AVAILABLE DATA
=-=-=
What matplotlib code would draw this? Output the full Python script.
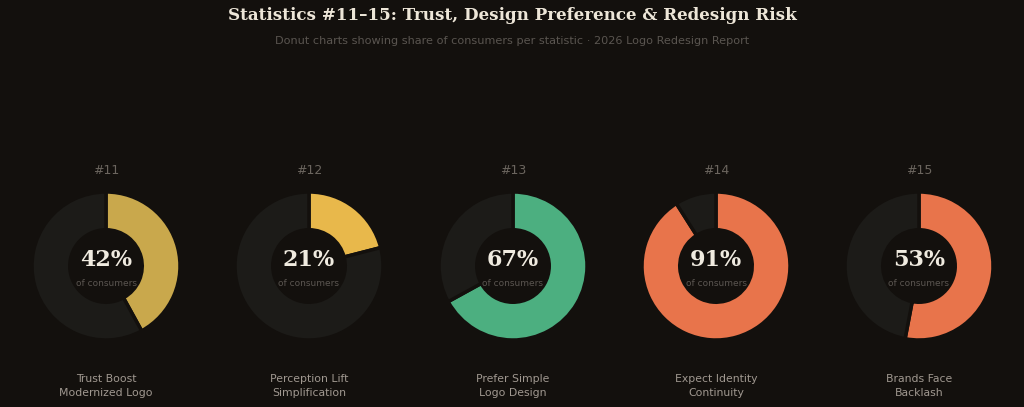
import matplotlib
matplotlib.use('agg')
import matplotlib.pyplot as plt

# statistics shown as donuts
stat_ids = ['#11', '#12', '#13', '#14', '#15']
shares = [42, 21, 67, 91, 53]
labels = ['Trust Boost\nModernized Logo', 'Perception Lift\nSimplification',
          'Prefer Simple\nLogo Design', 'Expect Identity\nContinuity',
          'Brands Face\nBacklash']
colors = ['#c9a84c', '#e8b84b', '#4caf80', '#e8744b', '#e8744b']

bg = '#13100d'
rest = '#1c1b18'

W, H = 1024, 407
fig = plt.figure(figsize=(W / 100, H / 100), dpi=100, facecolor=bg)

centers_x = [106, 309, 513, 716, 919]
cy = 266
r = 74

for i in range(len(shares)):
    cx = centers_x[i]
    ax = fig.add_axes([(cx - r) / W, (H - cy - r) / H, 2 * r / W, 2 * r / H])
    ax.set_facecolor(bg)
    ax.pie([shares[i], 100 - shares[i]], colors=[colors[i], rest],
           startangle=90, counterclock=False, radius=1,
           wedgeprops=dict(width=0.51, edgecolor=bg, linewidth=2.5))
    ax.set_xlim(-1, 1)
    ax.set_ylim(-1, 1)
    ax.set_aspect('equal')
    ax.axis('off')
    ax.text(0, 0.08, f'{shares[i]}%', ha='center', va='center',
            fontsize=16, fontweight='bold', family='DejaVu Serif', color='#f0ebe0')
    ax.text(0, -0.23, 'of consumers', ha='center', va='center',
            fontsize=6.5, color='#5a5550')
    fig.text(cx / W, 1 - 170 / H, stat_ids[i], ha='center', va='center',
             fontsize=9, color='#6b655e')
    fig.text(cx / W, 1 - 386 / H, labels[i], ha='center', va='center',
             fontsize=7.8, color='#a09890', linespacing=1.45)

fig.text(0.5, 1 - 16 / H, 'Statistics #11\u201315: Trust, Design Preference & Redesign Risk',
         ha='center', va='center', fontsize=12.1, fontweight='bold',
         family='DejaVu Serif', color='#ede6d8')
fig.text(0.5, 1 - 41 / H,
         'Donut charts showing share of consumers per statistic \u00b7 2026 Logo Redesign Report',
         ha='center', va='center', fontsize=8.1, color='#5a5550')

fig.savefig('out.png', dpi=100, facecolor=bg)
=-=-=
TASK DESCRIPTION
Transcribe the preceding listing in its entirety and with exact wording, leaving out pictures.

TASK OUTPUT
What matplotlib code would draw this? Output the full Python script.
import matplotlib
matplotlib.use('agg')
import matplotlib.pyplot as plt

# statistics shown as donuts
stat_ids = ['#11', '#12', '#13', '#14', '#15']
shares = [42, 21, 67, 91, 53]
labels = ['Trust Boost\nModernized Logo', 'Perception Lift\nSimplification',
          'Prefer Simple\nLogo Design', 'Expect Identity\nContinuity',
          'Brands Face\nBacklash']
colors = ['#c9a84c', '#e8b84b', '#4caf80', '#e8744b', '#e8744b']

bg = '#13100d'
rest = '#1c1b18'

W, H = 1024, 407
fig = plt.figure(figsize=(W / 100, H / 100), dpi=100, facecolor=bg)

centers_x = [106, 309, 513, 716, 919]
cy = 266
r = 74

for i in range(len(shares)):
    cx = centers_x[i]
    ax = fig.add_axes([(cx - r) / W, (H - cy - r) / H, 2 * r / W, 2 * r / H])
    ax.set_facecolor(bg)
    ax.pie([shares[i], 100 - shares[i]], colors=[colors[i], rest],
           startangle=90, counterclock=False, radius=1,
           wedgeprops=dict(width=0.51, edgecolor=bg, linewidth=2.5))
    ax.set_xlim(-1, 1)
    ax.set_ylim(-1, 1)
    ax.set_aspect('equal')
    ax.axis('off')
    ax.text(0, 0.08, f'{shares[i]}%', ha='center', va='center',
            fontsize=16, fontweight='bold', family='DejaVu Serif', color='#f0ebe0')
    ax.text(0, -0.23, 'of consumers', ha='center', va='center',
            fontsize=6.5, color='#5a5550')
    fig.text(cx / W, 1 - 170 / H, stat_ids[i], ha='center', va='center',
             fontsize=9, color='#6b655e')
    fig.text(cx / W, 1 - 386 / H, labels[i], ha='center', va='center',
             fontsize=7.8, color='#a09890', linespacing=1.45)

fig.text(0.5, 1 - 16 / H, 'Statistics #11\u201315: Trust, Design Preference & Redesign Risk',
         ha='center', va='center', fontsize=12.1, fontweight='bold',
         family='DejaVu Serif', color='#ede6d8')
fig.text(0.5, 1 - 41 / H,
         'Donut charts showing share of consumers per statistic \u00b7 2026 Logo Redesign Report',
         ha='center', va='center', fontsize=8.1, color='#5a5550')

fig.savefig('out.png', dpi=100, facecolor=bg)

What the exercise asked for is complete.